:: What you will do ::
In the listing below, locate the line with "Give me the matplotlib source for this chart." and the line with "ax = fig.add_axes([left", then output both and everything between them exactly, minus any pictures.

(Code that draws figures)
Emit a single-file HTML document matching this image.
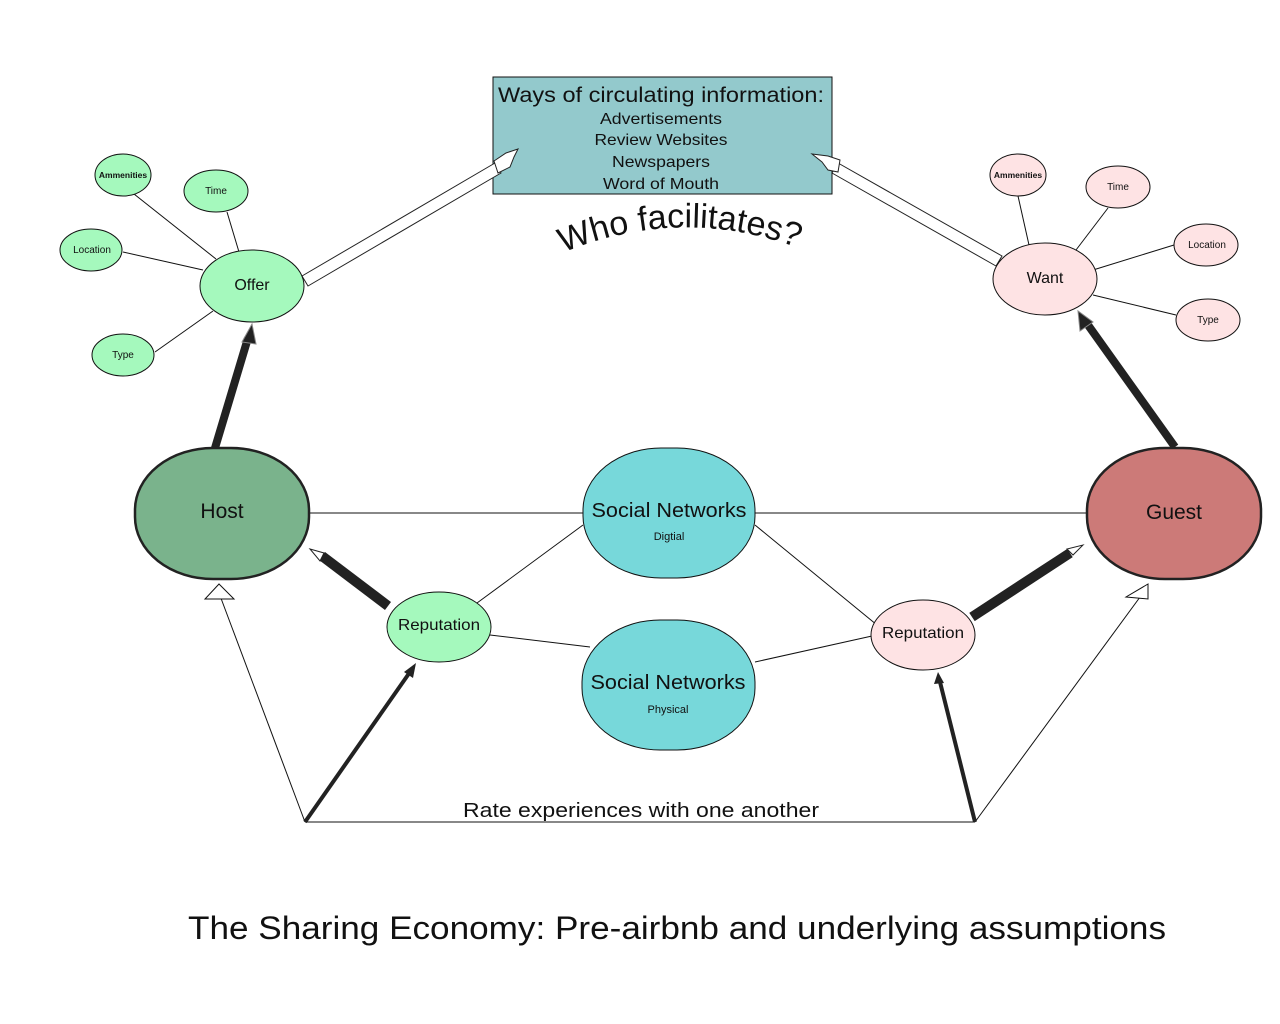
<!DOCTYPE html>
<html><head><meta charset="utf-8"><style>
html,body{margin:0;padding:0;background:#fff;}
svg{display:block;}
text{font-family:"Liberation Sans",sans-serif;fill:#111;}
</style></head><body>
<svg width="1280" height="1024" viewBox="0 0 1280 1024" xmlns="http://www.w3.org/2000/svg">
<g stroke="#111" stroke-width="1" fill="none">
<line x1="309" y1="513" x2="1087" y2="513"/>
<line x1="477" y1="603" x2="583" y2="525"/>
<line x1="490" y1="635" x2="590" y2="647"/>
<line x1="755" y1="525" x2="877" y2="625"/>
<line x1="755" y1="662" x2="872" y2="636"/>
<line x1="305" y1="822" x2="975" y2="822"/>
<line x1="305" y1="822" x2="219" y2="593"/>
<line x1="975" y1="822" x2="1143" y2="593"/>
<line x1="134" y1="194" x2="216" y2="259"/>
<line x1="227" y1="212" x2="239" y2="252"/>
<line x1="123" y1="252" x2="203" y2="270"/>
<line x1="155" y1="352" x2="213" y2="311"/>
<line x1="1018" y1="196" x2="1029" y2="245"/>
<line x1="1108" y1="208" x2="1076" y2="250"/>
<line x1="1174" y1="245" x2="1093" y2="270"/>
<line x1="1176" y1="315" x2="1093" y2="295"/>
</g>
<polygon points="219,584 205,599 234,599" fill="#fff" stroke="#111" stroke-width="1"/>
<polygon points="1148,584 1126,597 1148,599" fill="#fff" stroke="#111" stroke-width="1"/>
<g stroke="#222" stroke-linecap="butt">
<line x1="215" y1="448" x2="248" y2="338" stroke-width="8"/>
<line x1="1175" y1="447" x2="1088" y2="325" stroke-width="8"/>
<line x1="388" y1="606" x2="322" y2="556" stroke-width="10"/>
<line x1="972" y1="617" x2="1070" y2="553" stroke-width="10"/>
<line x1="305" y1="822" x2="410" y2="672" stroke-width="4"/>
<line x1="975" y1="822" x2="940" y2="682" stroke-width="4"/>
</g>
<polygon points="252,324 242,342 256,344" fill="#222" stroke="#888"/>
<polygon points="1078,311 1080,331 1093,322" fill="#222" stroke="#888"/>
<polygon points="416,663 404,672 413,678" fill="#222"/>
<polygon points="938,672 934,684 944,683" fill="#222"/>
<path d="M310,549 l14,4 l-4,8 z" fill="#fff" stroke="#222"/>
<path d="M1083,545 l-10,10 l-6,-6 z" fill="#fff" stroke="#222"/>
<rect x="493" y="77" width="339" height="117" fill="#93c9cc" stroke="#111" stroke-width="1"/>
<text x="661" y="102" font-size="21" text-anchor="middle" textLength="326" lengthAdjust="spacingAndGlyphs">Ways of circulating information:</text>
<text x="661" y="124" font-size="16" text-anchor="middle" textLength="122" lengthAdjust="spacingAndGlyphs">Advertisements</text>
<text x="661" y="145" font-size="16" text-anchor="middle" textLength="133" lengthAdjust="spacingAndGlyphs">Review Websites</text>
<text x="661" y="167" font-size="16" text-anchor="middle" textLength="98" lengthAdjust="spacingAndGlyphs">Newspapers</text>
<text x="661" y="189" font-size="16" text-anchor="middle" textLength="116" lengthAdjust="spacingAndGlyphs">Word of Mouth</text>
<polygon points="302,276 495,163 501,173 308,286" fill="#fff" stroke="#222" stroke-width="1"/>
<path d="M494,161 l12,-8 l12,-4 l-4,8 l-4,10 l-12,6 z" fill="#fff" stroke="#222"/>
<polygon points="1002,256 838,163 832,173 996,266" fill="#fff" stroke="#222" stroke-width="1"/>
<path d="M840,160 l-12,-4 l-16,-2 l10,8 l6,8 l10,2 z" fill="#fff" stroke="#222"/>
<path id="arc" d="M538,264 Q680,194 823,258" fill="none"/>
<text font-size="34"><textPath href="#arc" startOffset="50%" text-anchor="middle">Who facilitates?</textPath></text>
<rect x="135" y="448" width="174" height="131" rx="78" ry="62" fill="#7ab38c" stroke="#222" stroke-width="2.5"/>
<text x="222" y="518" font-size="21" text-anchor="middle">Host</text>
<rect x="1087" y="448" width="174" height="131" rx="78" ry="62" fill="#cc7a78" stroke="#222" stroke-width="2.5"/>
<text x="1174" y="519" font-size="21" text-anchor="middle">Guest</text>
<rect x="583" y="448" width="172" height="130" rx="78" ry="62" fill="#77d8da" stroke="#111" stroke-width="1"/>
<text x="669" y="517" font-size="20" text-anchor="middle" textLength="155" lengthAdjust="spacingAndGlyphs">Social Networks</text>
<text x="669" y="540" font-size="11" text-anchor="middle">Digtial</text>
<rect x="582" y="620" width="173" height="130" rx="78" ry="62" fill="#77d8da" stroke="#111" stroke-width="1"/>
<text x="668" y="689" font-size="20" text-anchor="middle" textLength="155" lengthAdjust="spacingAndGlyphs">Social Networks</text>
<text x="668" y="713" font-size="11" text-anchor="middle">Physical</text>
<g stroke="#111" stroke-width="1">
<ellipse cx="252" cy="286" rx="52" ry="36" fill="#a5f9bd"/>
<ellipse cx="439" cy="627" rx="52" ry="35" fill="#a5f9bd"/>
<ellipse cx="1045" cy="279" rx="52" ry="36" fill="#fee3e4"/>
<ellipse cx="923" cy="635" rx="52" ry="35" fill="#fee3e4"/>
<ellipse cx="123" cy="175" rx="28" ry="21" fill="#a5f9bd"/>
<ellipse cx="216" cy="191" rx="32" ry="21" fill="#a5f9bd"/>
<ellipse cx="91" cy="250" rx="31" ry="21" fill="#a5f9bd"/>
<ellipse cx="123" cy="355" rx="31" ry="21" fill="#a5f9bd"/>
<ellipse cx="1018" cy="175" rx="28" ry="21" fill="#fee3e4"/>
<ellipse cx="1118" cy="187" rx="32" ry="21" fill="#fee3e4"/>
<ellipse cx="1206" cy="245" rx="32" ry="21" fill="#fee3e4"/>
<ellipse cx="1208" cy="320" rx="32" ry="21" fill="#fee3e4"/>
</g>
<text x="252" y="290" font-size="16" text-anchor="middle">Offer</text>
<text x="439" y="630" font-size="16" text-anchor="middle" textLength="82" lengthAdjust="spacingAndGlyphs">Reputation</text>
<text x="1045" y="283" font-size="16" text-anchor="middle">Want</text>
<text x="923" y="638" font-size="16" text-anchor="middle" textLength="82" lengthAdjust="spacingAndGlyphs">Reputation</text>
<g font-size="10" text-anchor="middle">
<text x="123" y="178" font-size="8.5" font-weight="bold">Ammenities</text>
<text x="216" y="194">Time</text>
<text x="92" y="253">Location</text>
<text x="123" y="358">Type</text>
<text x="1018" y="178" font-size="8.5" font-weight="bold">Ammenities</text>
<text x="1118" y="190">Time</text>
<text x="1207" y="248">Location</text>
<text x="1208" y="323">Type</text>
</g>
<text x="641" y="817" font-size="20" text-anchor="middle" fill="#222" textLength="356" lengthAdjust="spacingAndGlyphs">Rate experiences with one another</text>
<text x="677" y="939" font-size="32" text-anchor="middle" textLength="978" lengthAdjust="spacingAndGlyphs">The Sharing Economy: Pre-airbnb and underlying assumptions</text>
</svg>
</body></html>
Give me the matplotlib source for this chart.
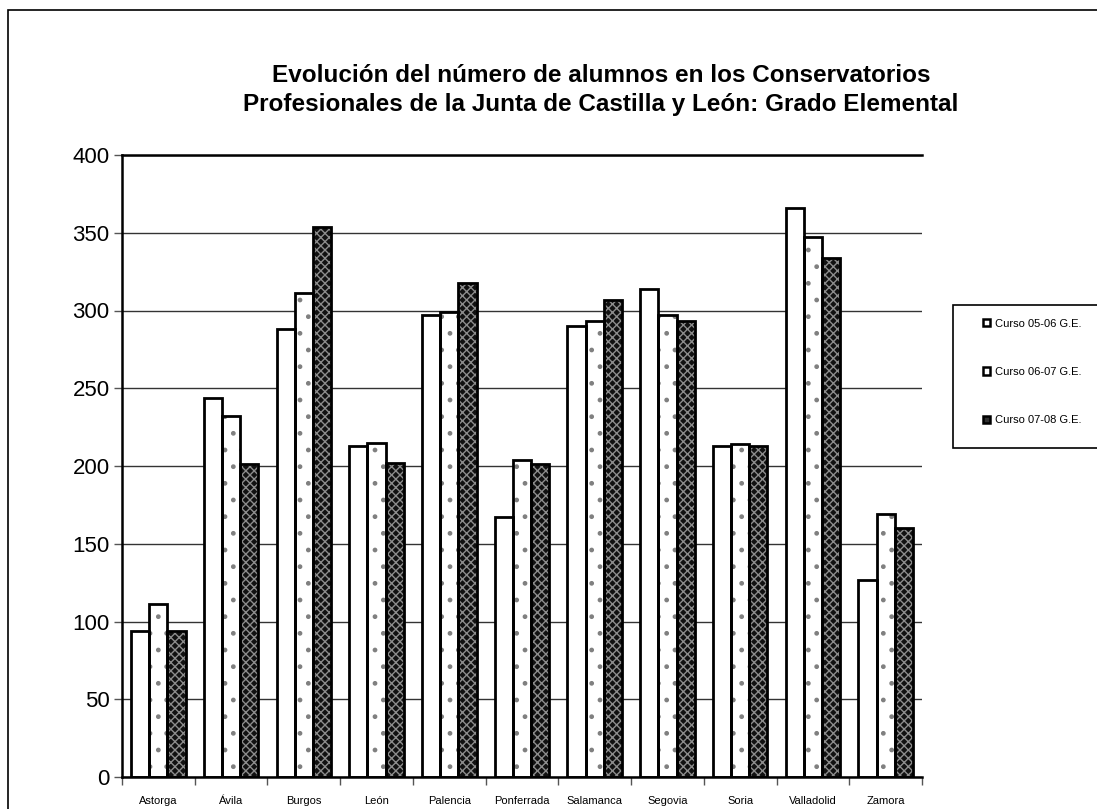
import matplotlib
matplotlib.use("Agg")
import matplotlib.pyplot as plt
import numpy as np
from matplotlib.patches import Rectangle, Patch

plt.rcParams['font.family'] = ['Liberation Sans', 'DejaVu Sans']
plt.rcParams['hatch.linewidth'] = 1.0

categories = ["Astorga", "Ávila", "Burgos", "León", "Palencia", "Ponferrada",
              "Salamanca", "Segovia", "Soria", "Valladolid", "Zamora"]
curso_05_06 = [94, 244, 288, 213, 297, 167, 290, 314, 213, 366, 127]
curso_06_07 = [111, 232, 311, 215, 299, 204, 293, 297, 214, 347, 169]
curso_07_08 = [94, 201, 354, 202, 318, 201, 307, 293, 213, 334, 160]
series_labels = ["Curso 05-06 G.E.", "Curso 06-07 G.E.", "Curso 07-08 G.E."]
title = ("Evolución del número de alumnos en los Conservatorios\n"
         "Profesionales de la Junta de Castilla y León: Grado Elemental")

W, H = 1097, 809
fig = plt.figure(figsize=(W / 100, H / 100), dpi=100)

# outer chart border
fig.patches.append(Rectangle((8 / W, -0.1), 1.2, 1 - 10 / H + 0.1, transform=fig.transFigure,
                             fill=False, edgecolor='black', linewidth=1.2))

left, right, top, bottom = 122, 922, 155, 777
ax = fig.add_axes([left / W, 1 - bottom / H, (right - left) / W, (bottom - top) / H])

x = np.arange(len(categories))
bw = 0.25
styles = [
    dict(facecolor='white', hatch=None, hcolor='white'),
    dict(facecolor='white', hatch='.', hcolor='#808080'),
    dict(facecolor='#111111', hatch='xxxx', hcolor='#8c8c8c'),
]
series = [curso_05_06, curso_06_07, curso_07_08]
for i, (vals, st) in enumerate(zip(series, styles)):
    pos = x + (i - 1) * bw
    if st['hatch']:
        ax.bar(pos, vals, bw, facecolor=st['facecolor'], hatch=st['hatch'],
               edgecolor=st['hcolor'], linewidth=0, zorder=2)
    else:
        ax.bar(pos, vals, bw, facecolor=st['facecolor'], linewidth=0, zorder=2)
    ax.bar(pos, vals, bw, fill=False, edgecolor='black', linewidth=2.0, zorder=3)

ax.set_xlim(-0.5, len(categories) - 0.5)
ax.set_ylim(0, 400)
ax.set_yticks(range(0, 401, 50))
ax.yaxis.grid(True, color='#333333', linewidth=1.0, zorder=0)
ax.set_axisbelow(True)
ax.tick_params(axis='y', direction='out', length=6, width=1, color='#555555',
               labelsize=16, pad=3)
ax.set_xticks(np.arange(-0.5, len(categories), 1.0))
ax.set_xticklabels([])
ax.set_xticks(x, minor=True)
ax.set_xticklabels(categories, minor=True, fontsize=8)
ax.tick_params(axis='x', which='major', direction='out', length=6, width=1, color='#555555')
ax.tick_params(axis='x', which='minor', length=0, pad=14)

for s in ['left', 'bottom', 'top']:
    ax.spines[s].set_color('black')
    ax.spines[s].set_linewidth(1.8)
ax.spines['right'].set_visible(False)

fig.text(601 / W, 1 - 90 / H, title, ha='center', va='center', fontsize=17.5,
         fontweight='bold', linespacing=1.35)

# legend
lx0, ly0, ly1 = 953, 305, 448
fig.patches.append(Rectangle((lx0 / W, 1 - ly1 / H), 0.2, (ly1 - ly0) / H,
                             transform=fig.transFigure, facecolor='white',
                             edgecolor='black', linewidth=1.2, zorder=5))
handles = [
    Patch(facecolor='white', edgecolor='black', linewidth=1.8),
    Patch(facecolor='white', edgecolor='black', linewidth=1.8),
    Patch(facecolor='#303030', edgecolor='black', linewidth=1.8),
]
leg = fig.legend(handles, series_labels, loc='upper left',
                 bbox_to_anchor=(977 / W, 1 - 313 / H), frameon=False,
                 fontsize=8.0, handlelength=0.65, handleheight=0.65,
                 handletextpad=0.45, labelspacing=3.45, borderpad=0)
leg.set_zorder(6)

fig.savefig("out.png", dpi=100)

:: Solution for this problem ::
Give me the matplotlib source for this chart.
import matplotlib
matplotlib.use("Agg")
import matplotlib.pyplot as plt
import numpy as np
from matplotlib.patches import Rectangle, Patch

plt.rcParams['font.family'] = ['Liberation Sans', 'DejaVu Sans']
plt.rcParams['hatch.linewidth'] = 1.0

categories = ["Astorga", "Ávila", "Burgos", "León", "Palencia", "Ponferrada",
              "Salamanca", "Segovia", "Soria", "Valladolid", "Zamora"]
curso_05_06 = [94, 244, 288, 213, 297, 167, 290, 314, 213, 366, 127]
curso_06_07 = [111, 232, 311, 215, 299, 204, 293, 297, 214, 347, 169]
curso_07_08 = [94, 201, 354, 202, 318, 201, 307, 293, 213, 334, 160]
series_labels = ["Curso 05-06 G.E.", "Curso 06-07 G.E.", "Curso 07-08 G.E."]
title = ("Evolución del número de alumnos en los Conservatorios\n"
         "Profesionales de la Junta de Castilla y León: Grado Elemental")

W, H = 1097, 809
fig = plt.figure(figsize=(W / 100, H / 100), dpi=100)

# outer chart border
fig.patches.append(Rectangle((8 / W, -0.1), 1.2, 1 - 10 / H + 0.1, transform=fig.transFigure,
                             fill=False, edgecolor='black', linewidth=1.2))

left, right, top, bottom = 122, 922, 155, 777
ax = fig.add_axes([left / W, 1 - bottom / H, (right - left) / W, (bottom - top) / H])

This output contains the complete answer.